October 21, 2016

Learn the Tool: The Mechanics of the Piano

Both the piano and the human playing it can be considered in terms of mechanics. Tomoko is very aware of the physicality of playing the piano.

It starts with choosing the piano itself. “Be fussy in choosing the instrument,” asserts Tomoko. “You need to have keen hearing and sensitivity to the touch.” Tomoko remembers when she bought her 1981 Steinway. “It was expensive, but it was an investment in my career.”

Pianos are very complex; a grand piano might have up to 7000 parts! Nevertheless, the piano’s functions depend on six main features: the keyboard, hammers, dampers, bridge, soundboard, and strings. For instance, the longer the strings, the better the sound; that’s why a grand piano lays out the strings on the diagonal.

The touch of the piano depends on several of these mechanisms working together. For instance, the touchweight is the amount of finger pressure needed to depress a piano key. Usually a new piano has a stiffer touch, and the pianist needs to “break in” the instrument to loosen up the action parts.
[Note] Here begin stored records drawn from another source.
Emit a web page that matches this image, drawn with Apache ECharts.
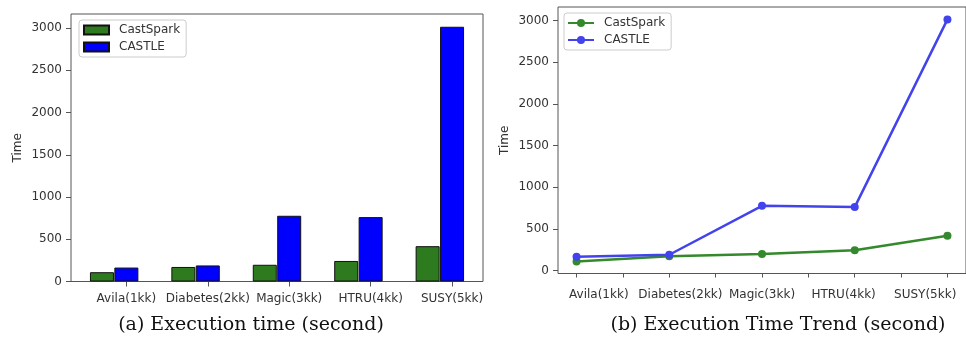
<!DOCTYPE html>
<html>
<head>
<meta charset="utf-8">
<script src="https://cdn.jsdelivr.net/npm/echarts@6/dist/echarts.min.js"></script>
<style>
html,body{margin:0;padding:0;background:#fff;}
#chart{width:966px;height:337px;}
</style>
</head>
<body>
<div id="chart"></div>
<script>
const categories = ['Avila(1kk)', 'Diabetes(2kk)', 'Magic(3kk)', 'HTRU(4kk)', 'SUSY(5kk)'];
const castSpark = [110, 172, 198, 243, 418];
const castle = [165, 190, 778, 762, 3015];
const yTicks = [0, 500, 1000, 1500, 2000, 2500, 3000];
const trendTicks = [0, 0.5, 1, 1.5, 2, 2.5, 3, 3.5, 4];
const captionA = '(a) Execution time (second)';
const captionB = '(b) Execution Time Trend (second)';

const barShift = 0.3;
const barTickPos = categories.map((c, i) => i + barShift);
const font = 'DejaVu Sans';
const axisColor = '#555';
const textColor = '#333';

const chart = echarts.init(document.getElementById('chart'), null, {renderer: 'canvas'});

function yAxisCfg(gridIndex, min, max) {
  return {
    gridIndex: gridIndex, type: 'value', min: min, max: max, position: 'left',
    splitLine: {show: false},
    axisLine: {show: false, onZero: false},
    axisTick: {show: true, customValues: yTicks, length: 5, lineStyle: {color: axisColor, width: 1}},
    axisLabel: {customValues: yTicks, formatter: v => String(v), margin: 9, color: textColor, fontFamily: font, fontSize: 12},
    name: 'Time', nameLocation: 'middle', nameGap: 47, nameRotate: 90,
    nameTextStyle: {color: textColor, fontFamily: font, fontSize: 12}
  };
}

const option = {
  backgroundColor: '#fff',
  animation: false,
  grid: [
    {left: 71, top: 14, width: 412, height: 267.5, show: true, borderColor: axisColor, borderWidth: 1, backgroundColor: '#fff'},
    {left: 558, top: 7, width: 409, height: 266.5, show: true, borderColor: axisColor, borderWidth: 1, backgroundColor: '#fff'}
  ],
  xAxis: [
    {
      gridIndex: 0, type: 'value', min: -0.38, max: 4.68, position: 'bottom',
      splitLine: {show: false}, axisLine: {show: false, onZero: false},
      axisTick: {show: true, customValues: barTickPos, length: 5, lineStyle: {color: axisColor}},
      axisLabel: {customValues: barTickPos, formatter: v => categories[Math.round(v - barShift)] || '',
                  margin: 11, color: textColor, fontFamily: font, fontSize: 12}
    },
    {
      gridIndex: 1, type: 'value', min: -0.2, max: 4.2, position: 'bottom',
      splitLine: {show: false}, axisLine: {show: false, onZero: false},
      axisTick: {show: true, customValues: trendTicks, length: 4, lineStyle: {color: axisColor}},
      axisLabel: {show: false}
    },
    {
      gridIndex: 1, type: 'category', data: categories, boundaryGap: true, position: 'bottom', offset: 0,
      axisLine: {show: false, onZero: false}, axisTick: {show: false}, splitLine: {show: false},
      axisLabel: {margin: 15, color: textColor, fontFamily: font, fontSize: 12, interval: 0}
    }
  ],
  yAxis: [yAxisCfg(0, 0, 3166), yAxisCfg(1, -35, 3164)],
  legend: [
    {
      data: ['CastSpark', 'CASTLE'], orient: 'vertical', left: 79, top: 20,
      padding: [4, 6, 4, 4], itemGap: 5, itemWidth: 25, itemHeight: 9,
      icon: 'rect', backgroundColor: '#fff', borderColor: '#ccc', borderWidth: 1, borderRadius: 3,
      textStyle: {color: textColor, fontFamily: font, fontSize: 12, padding: [0, 0, 0, 5]}
    },
    {
      data: ['CastSpark trend', 'CASTLE trend'], orient: 'vertical', left: 564, top: 13,
      padding: [4, 6, 4, 3], itemGap: 5, itemWidth: 26, itemHeight: 10,
      formatter: n => n.replace(' trend', ''),
      backgroundColor: '#fff', borderColor: '#ccc', borderWidth: 1, borderRadius: 3,
      textStyle: {color: textColor, fontFamily: font, fontSize: 12, padding: [0, 0, 0, 5]}
    }
  ],
  series: [
    {
      name: 'CastSpark', type: 'bar', xAxisIndex: 0, yAxisIndex: 0,
      data: castSpark.map((v, i) => [i, v]), barWidth: 24, barGap: '-100%',
      itemStyle: {color: '#2e7a1f', borderColor: '#111', borderWidth: 1}
    },
    {
      name: 'CASTLE', type: 'bar', xAxisIndex: 0, yAxisIndex: 0,
      data: castle.map((v, i) => [i + barShift, v]), barWidth: 24, barGap: '-100%',
      itemStyle: {color: '#0000ff', borderColor: '#111', borderWidth: 1}
    },
    {
      name: 'CastSpark trend', type: 'line', xAxisIndex: 1, yAxisIndex: 1,
      data: castSpark.map((v, i) => [i, v]), symbol: 'circle', symbolSize: 8,
      lineStyle: {width: 2.5, color: '#33892b'}, itemStyle: {color: '#33892b'}
    },
    {
      name: 'CASTLE trend', type: 'line', xAxisIndex: 1, yAxisIndex: 1,
      data: castle.map((v, i) => [i, v]), symbol: 'circle', symbolSize: 8,
      lineStyle: {width: 2.5, color: '#4343ee'}, itemStyle: {color: '#4343ee'}
    }
  ],
  graphic: [
    {type: 'text', x: 251, y: 325, style: {text: captionA, font: '19px "DejaVu Serif"', fill: '#111', align: 'center', verticalAlign: 'middle'}},
    {type: 'text', x: 778, y: 325, style: {text: captionB, font: '19px "DejaVu Serif"', fill: '#111', align: 'center', verticalAlign: 'middle'}}
  ]
};
chart.setOption(option);
</script>
</body>
</html>
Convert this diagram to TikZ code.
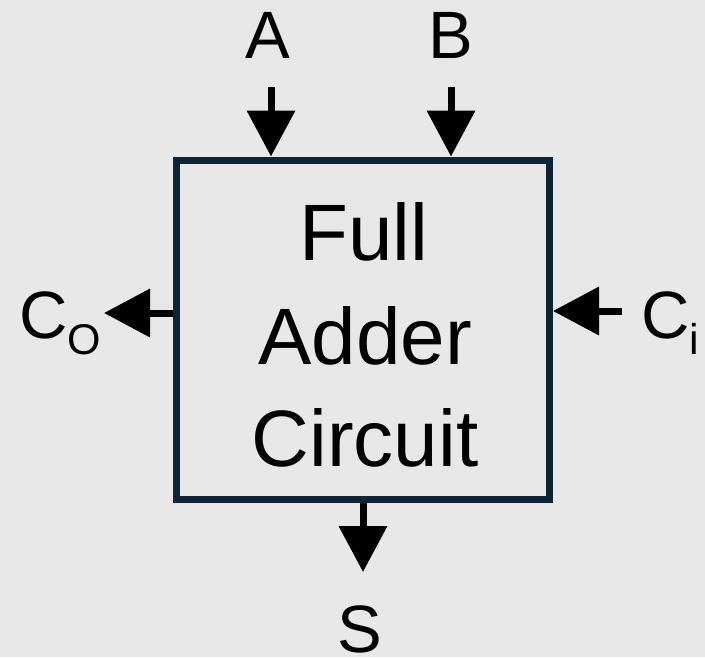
\documentclass[tikz,border=0pt]{standalone}
\usepackage{fontspec}
\setmainfont{Liberation Sans}
\usetikzlibrary{arrows.meta}
\definecolor{bg}{HTML}{E8E8E8}
\definecolor{navy}{HTML}{0B2536}
\begin{document}
\begin{tikzpicture}[x=1pt,y=-1pt,
  boxst/.style={draw=navy, line width=7pt, minimum width=373.5pt, minimum height=339pt, inner sep=0pt},
  arr/.style={line width=7pt, -{Triangle[length=46pt,width=47pt]}, draw=black},
  big/.style={font=\fontsize{80}{96}\selectfont, inner sep=0pt, anchor=base},
  lab/.style={font=\fontsize{67}{80}\selectfont, inner sep=0pt, anchor=base}]
\fill[bg] (0,0) rectangle (705,657);
\useasboundingbox (0,0) rectangle (705,657);
\node[boxst] (fa) at (362.75,329.5) {};
\node[big] (t1) at (364,260) {Full};
\node[big] (t2) at (365,364) {Adder};
\node[big] (t3) at (365,466) {Circuit};
\node[lab] (la) at (268,58) {A};
\node[lab] (lb) at (451,58) {B};
\node[lab] (ls) at (360,652) {S};
\node[lab, anchor=base west] (lco) at (19,338) {C\raisebox{-16pt}{\fontsize{43}{52}\selectfont O}};
\node[lab, anchor=base west] (lci) at (641,338) {C\raisebox{-16pt}{\fontsize{43}{52}\selectfont i}};
\coordinate (aS) at (271,87);
\coordinate (bS) at (451,87);
\coordinate (coE) at (104,313);
\coordinate (ciS) at (622,311);
\coordinate (sE) at (363,572);
\draw[arr] (aS) -- (aS |- fa.north);
\draw[arr] (bS) -- (bS |- fa.north);
\draw[arr] (coE -| fa.west) -- (coE);
\draw[arr] (ciS) -- (ciS -| fa.east);
\draw[arr] (sE |- fa.south) -- (sE);
\end{tikzpicture}
\end{document}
While it is easier to play on a piano with light touchweight, it is better to learn on a stiffer instrument in order to build up finger strength so that the pianist can play on a variety of pianos. However, there is a trade-off: stiff  or heavy touchweight can be tiring and may strain the player’s own physiology.

There are other differences between types of pianos, such as an upright and a grand, that impact how one plays. With an upright piano, when you want to play the same note again, you have to release it almost to its original position, but a grand piano has a special mechanism that enables you to re-press the same key more quickly, which comes in handy for fast trills and other repetitions.

The mechanism of the soft pedal also differs between types of piano. On an upright piano the hammers move closer to the strings when the soft pedal is used, so that the hammer strikes with less force. On a grand piano, the soft pedal shifts the hammers a bit to the side so that only two strings rather than three are struck, which produces a softer sound.

And then there is the body’s own mechanism as it interfaces with the piano. But that’s another story…. In any case, Tomoko advises: “You need to be comfortable with the music AND the instrument.”